Please set down all the lines beneath this one exactly, without the pictures.

>> Start Data

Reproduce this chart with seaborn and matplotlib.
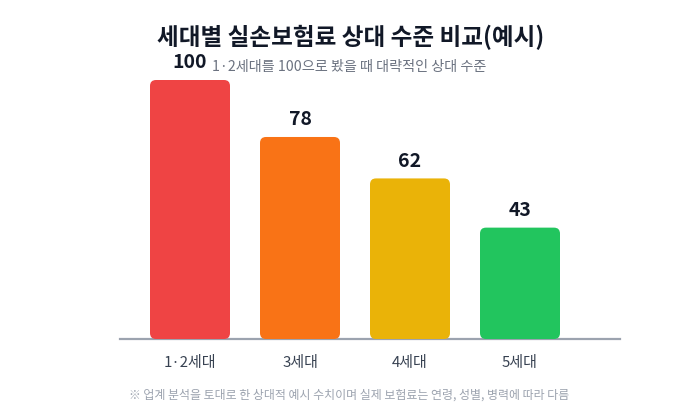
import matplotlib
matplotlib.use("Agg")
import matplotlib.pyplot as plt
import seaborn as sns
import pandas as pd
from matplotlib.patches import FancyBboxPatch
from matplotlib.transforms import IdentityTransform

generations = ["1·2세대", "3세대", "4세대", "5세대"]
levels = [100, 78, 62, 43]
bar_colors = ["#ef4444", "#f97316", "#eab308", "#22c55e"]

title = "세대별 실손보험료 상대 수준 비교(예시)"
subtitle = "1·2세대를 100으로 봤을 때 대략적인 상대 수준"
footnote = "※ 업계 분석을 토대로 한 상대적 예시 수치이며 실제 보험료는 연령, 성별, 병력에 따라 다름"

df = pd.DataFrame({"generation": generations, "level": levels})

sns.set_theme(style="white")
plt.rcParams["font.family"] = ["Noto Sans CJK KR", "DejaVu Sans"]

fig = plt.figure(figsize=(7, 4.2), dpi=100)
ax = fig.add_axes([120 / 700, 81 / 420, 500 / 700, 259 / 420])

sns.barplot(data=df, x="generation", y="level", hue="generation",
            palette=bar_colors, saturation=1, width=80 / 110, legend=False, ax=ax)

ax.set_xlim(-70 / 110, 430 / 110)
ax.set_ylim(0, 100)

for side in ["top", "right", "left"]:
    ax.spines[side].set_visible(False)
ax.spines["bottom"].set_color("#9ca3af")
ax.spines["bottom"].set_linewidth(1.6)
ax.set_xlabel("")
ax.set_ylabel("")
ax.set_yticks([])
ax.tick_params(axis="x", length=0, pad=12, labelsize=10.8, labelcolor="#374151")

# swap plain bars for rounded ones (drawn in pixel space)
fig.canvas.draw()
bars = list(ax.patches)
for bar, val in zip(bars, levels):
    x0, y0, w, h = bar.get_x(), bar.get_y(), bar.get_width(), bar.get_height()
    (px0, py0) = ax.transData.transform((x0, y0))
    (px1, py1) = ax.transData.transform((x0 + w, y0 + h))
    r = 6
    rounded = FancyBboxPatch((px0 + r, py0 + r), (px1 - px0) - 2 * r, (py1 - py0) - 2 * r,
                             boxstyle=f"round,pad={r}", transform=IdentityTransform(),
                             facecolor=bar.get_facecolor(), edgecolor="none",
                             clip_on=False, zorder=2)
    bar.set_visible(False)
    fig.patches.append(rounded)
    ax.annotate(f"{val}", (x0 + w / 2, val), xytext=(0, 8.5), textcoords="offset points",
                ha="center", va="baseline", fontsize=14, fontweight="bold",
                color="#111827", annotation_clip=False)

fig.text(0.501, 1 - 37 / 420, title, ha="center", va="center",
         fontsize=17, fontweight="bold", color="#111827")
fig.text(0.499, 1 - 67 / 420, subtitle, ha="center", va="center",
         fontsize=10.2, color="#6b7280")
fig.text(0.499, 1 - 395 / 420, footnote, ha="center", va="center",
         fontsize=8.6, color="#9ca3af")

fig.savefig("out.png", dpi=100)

>> End Data

▶ [Written solution]:
Reproduce this chart with seaborn and matplotlib.
import matplotlib
matplotlib.use("Agg")
import matplotlib.pyplot as plt
import seaborn as sns
import pandas as pd
from matplotlib.patches import FancyBboxPatch
from matplotlib.transforms import IdentityTransform

generations = ["1·2세대", "3세대", "4세대", "5세대"]
levels = [100, 78, 62, 43]
bar_colors = ["#ef4444", "#f97316", "#eab308", "#22c55e"]

title = "세대별 실손보험료 상대 수준 비교(예시)"
subtitle = "1·2세대를 100으로 봤을 때 대략적인 상대 수준"
footnote = "※ 업계 분석을 토대로 한 상대적 예시 수치이며 실제 보험료는 연령, 성별, 병력에 따라 다름"

df = pd.DataFrame({"generation": generations, "level": levels})

sns.set_theme(style="white")
plt.rcParams["font.family"] = ["Noto Sans CJK KR", "DejaVu Sans"]

fig = plt.figure(figsize=(7, 4.2), dpi=100)
ax = fig.add_axes([120 / 700, 81 / 420, 500 / 700, 259 / 420])

sns.barplot(data=df, x="generation", y="level", hue="generation",
            palette=bar_colors, saturation=1, width=80 / 110, legend=False, ax=ax)

ax.set_xlim(-70 / 110, 430 / 110)
ax.set_ylim(0, 100)

for side in ["top", "right", "left"]:
    ax.spines[side].set_visible(False)
ax.spines["bottom"].set_color("#9ca3af")
ax.spines["bottom"].set_linewidth(1.6)
ax.set_xlabel("")
ax.set_ylabel("")
ax.set_yticks([])
ax.tick_params(axis="x", length=0, pad=12, labelsize=10.8, labelcolor="#374151")

# swap plain bars for rounded ones (drawn in pixel space)
fig.canvas.draw()
bars = list(ax.patches)
for bar, val in zip(bars, levels):
    x0, y0, w, h = bar.get_x(), bar.get_y(), bar.get_width(), bar.get_height()
    (px0, py0) = ax.transData.transform((x0, y0))
    (px1, py1) = ax.transData.transform((x0 + w, y0 + h))
    r = 6
    rounded = FancyBboxPatch((px0 + r, py0 + r), (px1 - px0) - 2 * r, (py1 - py0) - 2 * r,
                             boxstyle=f"round,pad={r}", transform=IdentityTransform(),
                             facecolor=bar.get_facecolor(), edgecolor="none",
                             clip_on=False, zorder=2)
    bar.set_visible(False)
    fig.patches.append(rounded)
    ax.annotate(f"{val}", (x0 + w / 2, val), xytext=(0, 8.5), textcoords="offset points",
                ha="center", va="baseline", fontsize=14, fontweight="bold",
                color="#111827", annotation_clip=False)

fig.text(0.501, 1 - 37 / 420, title, ha="center", va="center",
         fontsize=17, fontweight="bold", color="#111827")
fig.text(0.499, 1 - 67 / 420, subtitle, ha="center", va="center",
         fontsize=10.2, color="#6b7280")
fig.text(0.499, 1 - 395 / 420, footnote, ha="center", va="center",
         fontsize=8.6, color="#9ca3af")

fig.savefig("out.png", dpi=100)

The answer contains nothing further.